Find the word "uses" in the data. Return every line where it appears.

________________

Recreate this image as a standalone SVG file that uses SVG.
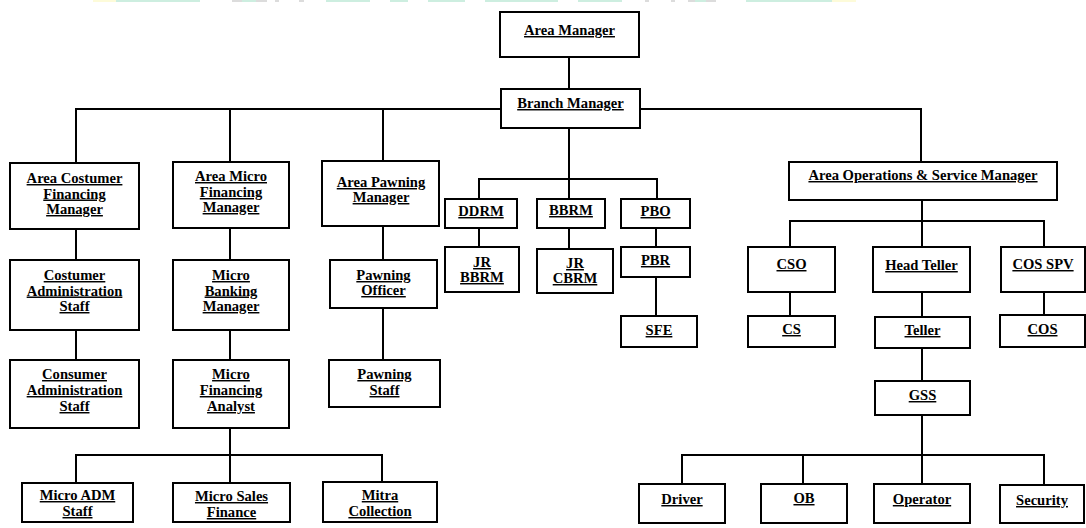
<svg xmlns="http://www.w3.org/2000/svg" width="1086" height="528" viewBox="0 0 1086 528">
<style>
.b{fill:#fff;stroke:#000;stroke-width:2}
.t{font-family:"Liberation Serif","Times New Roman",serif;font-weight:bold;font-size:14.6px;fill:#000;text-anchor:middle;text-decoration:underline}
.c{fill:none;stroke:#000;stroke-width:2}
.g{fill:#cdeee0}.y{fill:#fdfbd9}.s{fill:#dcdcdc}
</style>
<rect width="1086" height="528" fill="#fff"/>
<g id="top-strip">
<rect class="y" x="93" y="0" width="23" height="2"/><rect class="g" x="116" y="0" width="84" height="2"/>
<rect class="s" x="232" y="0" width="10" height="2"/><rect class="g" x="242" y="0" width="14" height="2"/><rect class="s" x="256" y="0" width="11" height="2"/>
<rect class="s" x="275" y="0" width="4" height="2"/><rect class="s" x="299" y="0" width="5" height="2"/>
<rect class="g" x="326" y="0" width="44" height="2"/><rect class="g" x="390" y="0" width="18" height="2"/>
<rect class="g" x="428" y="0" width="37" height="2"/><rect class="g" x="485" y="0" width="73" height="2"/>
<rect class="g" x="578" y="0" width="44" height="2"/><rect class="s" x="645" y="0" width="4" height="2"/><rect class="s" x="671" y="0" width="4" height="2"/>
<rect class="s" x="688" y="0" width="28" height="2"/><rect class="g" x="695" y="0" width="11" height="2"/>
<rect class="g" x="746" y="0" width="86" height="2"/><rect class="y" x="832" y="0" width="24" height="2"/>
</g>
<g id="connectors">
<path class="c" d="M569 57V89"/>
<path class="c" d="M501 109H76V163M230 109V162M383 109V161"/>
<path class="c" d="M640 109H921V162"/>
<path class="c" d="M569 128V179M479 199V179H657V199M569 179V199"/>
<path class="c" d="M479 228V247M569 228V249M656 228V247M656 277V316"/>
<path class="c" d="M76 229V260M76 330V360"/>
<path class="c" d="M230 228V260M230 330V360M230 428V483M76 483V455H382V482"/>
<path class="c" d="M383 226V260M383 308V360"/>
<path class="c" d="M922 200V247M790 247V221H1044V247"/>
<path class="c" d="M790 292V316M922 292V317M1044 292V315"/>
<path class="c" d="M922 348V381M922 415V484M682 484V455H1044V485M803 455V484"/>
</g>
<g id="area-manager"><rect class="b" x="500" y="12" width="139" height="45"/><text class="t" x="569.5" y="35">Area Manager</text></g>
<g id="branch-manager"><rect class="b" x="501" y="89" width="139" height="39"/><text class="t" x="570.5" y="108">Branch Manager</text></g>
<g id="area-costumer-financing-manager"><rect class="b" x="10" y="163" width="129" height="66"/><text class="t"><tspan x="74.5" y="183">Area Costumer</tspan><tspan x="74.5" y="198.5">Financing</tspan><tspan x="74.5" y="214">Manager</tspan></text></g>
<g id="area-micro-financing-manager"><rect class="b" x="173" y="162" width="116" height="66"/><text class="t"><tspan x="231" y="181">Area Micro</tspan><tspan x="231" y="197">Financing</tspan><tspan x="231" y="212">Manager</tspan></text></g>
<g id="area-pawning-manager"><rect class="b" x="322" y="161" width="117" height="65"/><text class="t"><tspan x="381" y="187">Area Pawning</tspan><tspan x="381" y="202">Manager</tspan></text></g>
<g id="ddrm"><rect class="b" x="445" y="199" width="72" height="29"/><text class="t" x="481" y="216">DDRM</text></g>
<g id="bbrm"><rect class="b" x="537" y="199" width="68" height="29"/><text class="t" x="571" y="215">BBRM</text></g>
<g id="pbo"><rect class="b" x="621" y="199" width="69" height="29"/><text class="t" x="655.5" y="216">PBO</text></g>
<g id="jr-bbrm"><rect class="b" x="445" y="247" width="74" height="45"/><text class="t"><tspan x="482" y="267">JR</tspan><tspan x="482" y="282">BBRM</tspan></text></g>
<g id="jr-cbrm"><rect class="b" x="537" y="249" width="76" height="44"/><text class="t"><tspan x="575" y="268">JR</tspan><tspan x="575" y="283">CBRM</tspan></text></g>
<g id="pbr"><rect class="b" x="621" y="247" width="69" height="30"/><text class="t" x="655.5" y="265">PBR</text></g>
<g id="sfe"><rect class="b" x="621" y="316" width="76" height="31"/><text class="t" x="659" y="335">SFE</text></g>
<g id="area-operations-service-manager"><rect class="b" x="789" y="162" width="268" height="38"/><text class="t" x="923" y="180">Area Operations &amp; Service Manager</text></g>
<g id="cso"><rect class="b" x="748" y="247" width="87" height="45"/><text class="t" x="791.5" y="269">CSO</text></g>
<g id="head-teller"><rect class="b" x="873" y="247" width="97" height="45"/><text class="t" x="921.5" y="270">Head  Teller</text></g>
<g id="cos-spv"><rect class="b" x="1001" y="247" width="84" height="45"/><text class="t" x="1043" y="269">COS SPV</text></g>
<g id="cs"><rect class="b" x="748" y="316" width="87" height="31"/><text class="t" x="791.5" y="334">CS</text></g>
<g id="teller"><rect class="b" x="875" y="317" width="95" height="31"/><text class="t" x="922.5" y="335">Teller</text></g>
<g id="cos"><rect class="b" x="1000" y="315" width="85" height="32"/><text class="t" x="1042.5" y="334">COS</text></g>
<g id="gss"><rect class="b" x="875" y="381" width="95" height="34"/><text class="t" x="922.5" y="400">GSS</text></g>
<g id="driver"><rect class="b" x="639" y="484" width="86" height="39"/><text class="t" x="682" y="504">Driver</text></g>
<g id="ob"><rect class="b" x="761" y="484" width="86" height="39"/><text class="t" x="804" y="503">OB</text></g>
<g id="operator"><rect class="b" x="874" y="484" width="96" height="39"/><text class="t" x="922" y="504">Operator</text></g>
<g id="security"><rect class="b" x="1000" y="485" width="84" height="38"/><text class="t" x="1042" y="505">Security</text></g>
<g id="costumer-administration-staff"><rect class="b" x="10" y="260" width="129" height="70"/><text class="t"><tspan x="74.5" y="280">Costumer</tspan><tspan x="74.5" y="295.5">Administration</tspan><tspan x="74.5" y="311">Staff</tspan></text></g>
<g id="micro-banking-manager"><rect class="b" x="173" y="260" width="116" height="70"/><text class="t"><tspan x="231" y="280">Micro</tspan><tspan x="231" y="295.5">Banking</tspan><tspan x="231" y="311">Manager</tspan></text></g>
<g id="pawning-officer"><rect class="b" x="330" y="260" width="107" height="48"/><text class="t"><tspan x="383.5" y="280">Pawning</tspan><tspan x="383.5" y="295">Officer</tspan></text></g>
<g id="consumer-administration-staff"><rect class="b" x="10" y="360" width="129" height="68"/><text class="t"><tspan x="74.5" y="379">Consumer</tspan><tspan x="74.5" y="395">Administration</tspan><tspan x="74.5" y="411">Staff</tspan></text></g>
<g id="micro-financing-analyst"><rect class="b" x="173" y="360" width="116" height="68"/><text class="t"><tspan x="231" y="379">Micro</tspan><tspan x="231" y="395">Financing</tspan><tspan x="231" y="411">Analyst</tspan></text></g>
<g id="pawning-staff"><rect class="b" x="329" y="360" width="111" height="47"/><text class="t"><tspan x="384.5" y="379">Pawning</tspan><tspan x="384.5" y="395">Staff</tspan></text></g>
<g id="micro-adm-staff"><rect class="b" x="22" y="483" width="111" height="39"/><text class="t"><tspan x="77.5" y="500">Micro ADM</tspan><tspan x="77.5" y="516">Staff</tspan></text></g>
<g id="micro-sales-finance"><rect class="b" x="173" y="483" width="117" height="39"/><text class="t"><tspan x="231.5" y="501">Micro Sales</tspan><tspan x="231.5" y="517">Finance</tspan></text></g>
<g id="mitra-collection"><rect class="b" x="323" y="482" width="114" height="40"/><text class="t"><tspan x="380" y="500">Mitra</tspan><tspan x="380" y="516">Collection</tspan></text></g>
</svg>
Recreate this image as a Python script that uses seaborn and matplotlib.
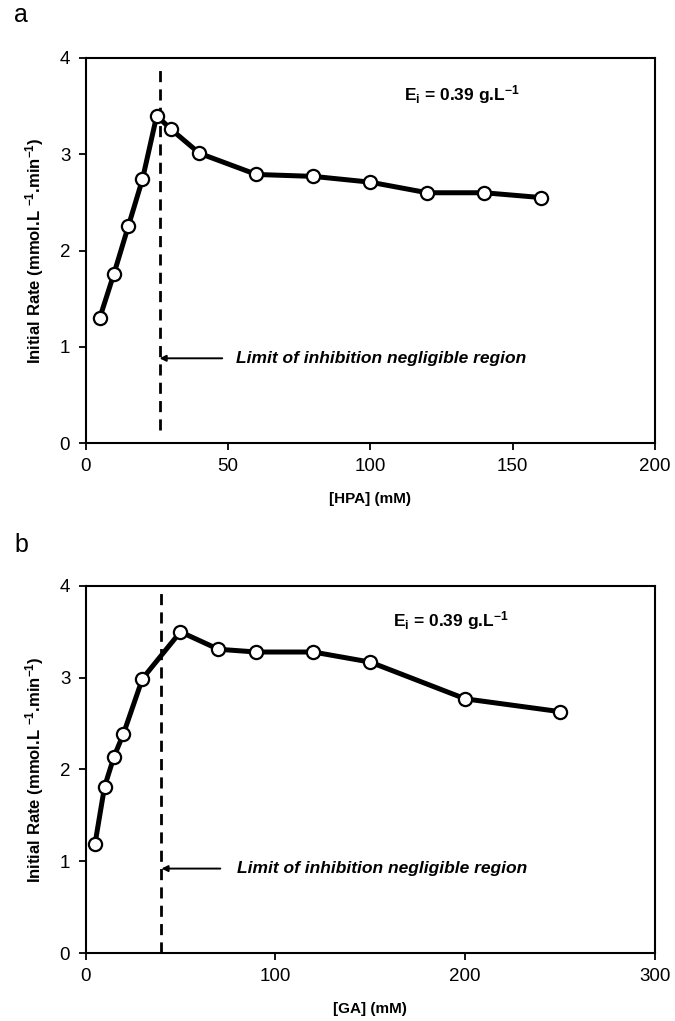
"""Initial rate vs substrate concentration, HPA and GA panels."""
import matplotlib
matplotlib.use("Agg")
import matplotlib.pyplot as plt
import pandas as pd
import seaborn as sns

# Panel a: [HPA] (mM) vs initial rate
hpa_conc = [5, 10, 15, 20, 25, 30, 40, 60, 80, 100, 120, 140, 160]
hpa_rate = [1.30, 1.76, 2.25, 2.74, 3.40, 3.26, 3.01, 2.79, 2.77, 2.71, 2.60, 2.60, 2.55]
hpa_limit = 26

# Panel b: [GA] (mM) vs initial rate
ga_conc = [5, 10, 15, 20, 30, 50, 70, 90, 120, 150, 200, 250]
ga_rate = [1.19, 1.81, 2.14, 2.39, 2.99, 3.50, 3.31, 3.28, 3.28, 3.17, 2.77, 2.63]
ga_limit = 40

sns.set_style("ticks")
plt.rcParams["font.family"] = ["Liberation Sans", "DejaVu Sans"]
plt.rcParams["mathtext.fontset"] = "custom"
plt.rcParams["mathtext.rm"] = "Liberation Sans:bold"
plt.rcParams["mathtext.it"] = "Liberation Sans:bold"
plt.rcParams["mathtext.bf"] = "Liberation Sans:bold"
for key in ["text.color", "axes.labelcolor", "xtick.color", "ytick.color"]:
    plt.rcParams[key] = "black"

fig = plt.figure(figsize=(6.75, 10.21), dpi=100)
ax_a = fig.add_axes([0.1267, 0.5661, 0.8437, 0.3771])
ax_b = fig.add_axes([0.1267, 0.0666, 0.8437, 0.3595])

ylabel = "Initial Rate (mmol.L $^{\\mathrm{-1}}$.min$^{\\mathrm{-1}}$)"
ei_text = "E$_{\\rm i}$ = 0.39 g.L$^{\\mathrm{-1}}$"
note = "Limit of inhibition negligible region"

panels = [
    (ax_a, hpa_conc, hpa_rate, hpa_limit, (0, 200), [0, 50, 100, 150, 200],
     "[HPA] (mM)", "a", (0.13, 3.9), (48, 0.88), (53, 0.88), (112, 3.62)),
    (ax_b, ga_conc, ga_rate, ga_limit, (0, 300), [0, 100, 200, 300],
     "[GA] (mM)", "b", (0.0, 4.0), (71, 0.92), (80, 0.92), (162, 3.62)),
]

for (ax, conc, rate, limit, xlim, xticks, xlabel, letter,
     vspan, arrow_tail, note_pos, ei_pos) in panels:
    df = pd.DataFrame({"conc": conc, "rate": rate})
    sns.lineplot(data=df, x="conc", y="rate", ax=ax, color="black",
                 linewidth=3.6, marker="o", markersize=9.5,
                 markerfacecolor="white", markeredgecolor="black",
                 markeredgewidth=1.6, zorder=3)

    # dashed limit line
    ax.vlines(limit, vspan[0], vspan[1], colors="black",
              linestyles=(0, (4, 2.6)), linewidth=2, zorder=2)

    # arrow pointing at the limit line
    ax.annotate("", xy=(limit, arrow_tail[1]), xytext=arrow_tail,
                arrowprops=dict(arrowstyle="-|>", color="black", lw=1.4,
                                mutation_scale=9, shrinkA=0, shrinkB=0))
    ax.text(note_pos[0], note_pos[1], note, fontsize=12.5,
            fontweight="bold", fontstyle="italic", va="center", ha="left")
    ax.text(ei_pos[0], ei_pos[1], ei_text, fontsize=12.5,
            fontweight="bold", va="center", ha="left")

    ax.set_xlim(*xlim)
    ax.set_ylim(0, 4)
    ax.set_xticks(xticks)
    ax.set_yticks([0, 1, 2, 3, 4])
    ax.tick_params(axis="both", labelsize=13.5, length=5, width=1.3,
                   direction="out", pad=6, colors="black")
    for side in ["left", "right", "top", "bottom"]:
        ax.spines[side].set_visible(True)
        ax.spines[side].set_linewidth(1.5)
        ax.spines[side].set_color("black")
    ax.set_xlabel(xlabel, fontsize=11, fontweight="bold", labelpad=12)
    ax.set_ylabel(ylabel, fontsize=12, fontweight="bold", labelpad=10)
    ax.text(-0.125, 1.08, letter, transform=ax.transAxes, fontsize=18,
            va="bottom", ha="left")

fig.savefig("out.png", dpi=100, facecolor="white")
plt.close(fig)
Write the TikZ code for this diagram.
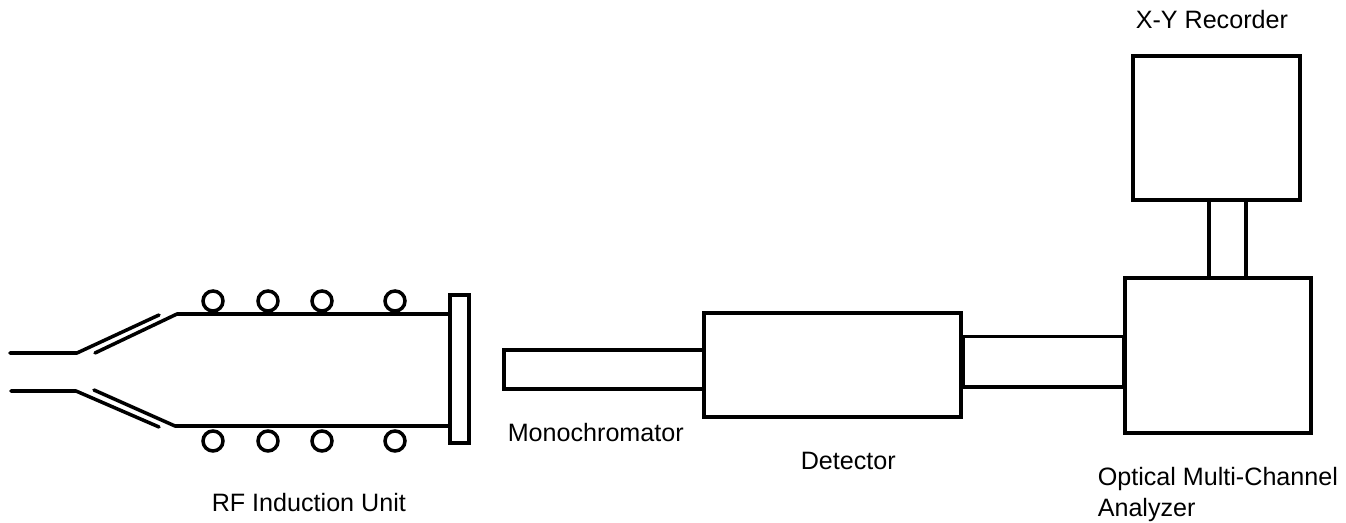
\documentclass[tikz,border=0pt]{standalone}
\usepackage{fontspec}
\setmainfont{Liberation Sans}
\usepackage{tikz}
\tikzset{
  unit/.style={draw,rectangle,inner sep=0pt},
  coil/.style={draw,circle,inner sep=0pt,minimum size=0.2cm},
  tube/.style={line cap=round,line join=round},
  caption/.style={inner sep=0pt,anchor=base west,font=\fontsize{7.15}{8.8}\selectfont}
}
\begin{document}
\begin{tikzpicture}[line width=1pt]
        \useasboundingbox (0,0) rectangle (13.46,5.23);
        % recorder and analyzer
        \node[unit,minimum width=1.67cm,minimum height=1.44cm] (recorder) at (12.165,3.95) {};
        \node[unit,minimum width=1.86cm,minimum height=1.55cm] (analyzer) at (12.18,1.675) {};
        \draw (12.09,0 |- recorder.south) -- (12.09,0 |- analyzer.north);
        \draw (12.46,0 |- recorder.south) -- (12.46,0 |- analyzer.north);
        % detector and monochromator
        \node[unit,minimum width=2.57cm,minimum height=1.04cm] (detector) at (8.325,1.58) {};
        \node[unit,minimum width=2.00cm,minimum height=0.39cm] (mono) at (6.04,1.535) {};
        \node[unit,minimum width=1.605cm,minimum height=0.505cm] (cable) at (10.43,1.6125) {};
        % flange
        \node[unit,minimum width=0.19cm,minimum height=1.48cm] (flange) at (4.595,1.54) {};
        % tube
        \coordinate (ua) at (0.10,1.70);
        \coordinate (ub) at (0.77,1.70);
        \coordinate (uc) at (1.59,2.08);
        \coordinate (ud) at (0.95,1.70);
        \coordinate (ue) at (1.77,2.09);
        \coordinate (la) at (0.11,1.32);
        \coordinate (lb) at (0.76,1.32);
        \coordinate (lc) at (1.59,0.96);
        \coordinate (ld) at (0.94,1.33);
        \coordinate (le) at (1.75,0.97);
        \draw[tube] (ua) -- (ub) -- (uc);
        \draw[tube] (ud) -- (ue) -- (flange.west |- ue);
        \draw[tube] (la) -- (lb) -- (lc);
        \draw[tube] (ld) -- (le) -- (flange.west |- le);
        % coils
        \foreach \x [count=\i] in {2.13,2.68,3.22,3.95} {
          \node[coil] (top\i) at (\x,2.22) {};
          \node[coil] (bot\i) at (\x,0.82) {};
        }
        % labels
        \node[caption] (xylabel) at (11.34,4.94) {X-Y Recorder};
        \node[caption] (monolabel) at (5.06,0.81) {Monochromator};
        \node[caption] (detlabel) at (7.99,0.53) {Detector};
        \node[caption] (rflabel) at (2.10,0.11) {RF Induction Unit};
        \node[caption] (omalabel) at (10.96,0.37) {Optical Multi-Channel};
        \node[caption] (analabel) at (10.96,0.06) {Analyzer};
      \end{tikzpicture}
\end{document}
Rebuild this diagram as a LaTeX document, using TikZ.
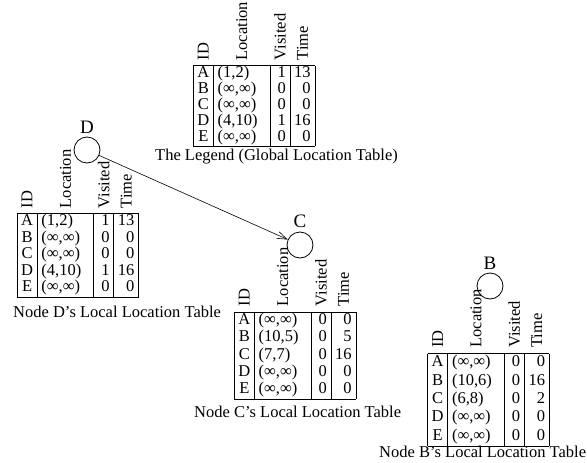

________________

## COMPLETED TASK
Recreate this image as a standalone SVG file that uses SVG.
Recreate this image as a Python script that uses seaborn and matplotlib.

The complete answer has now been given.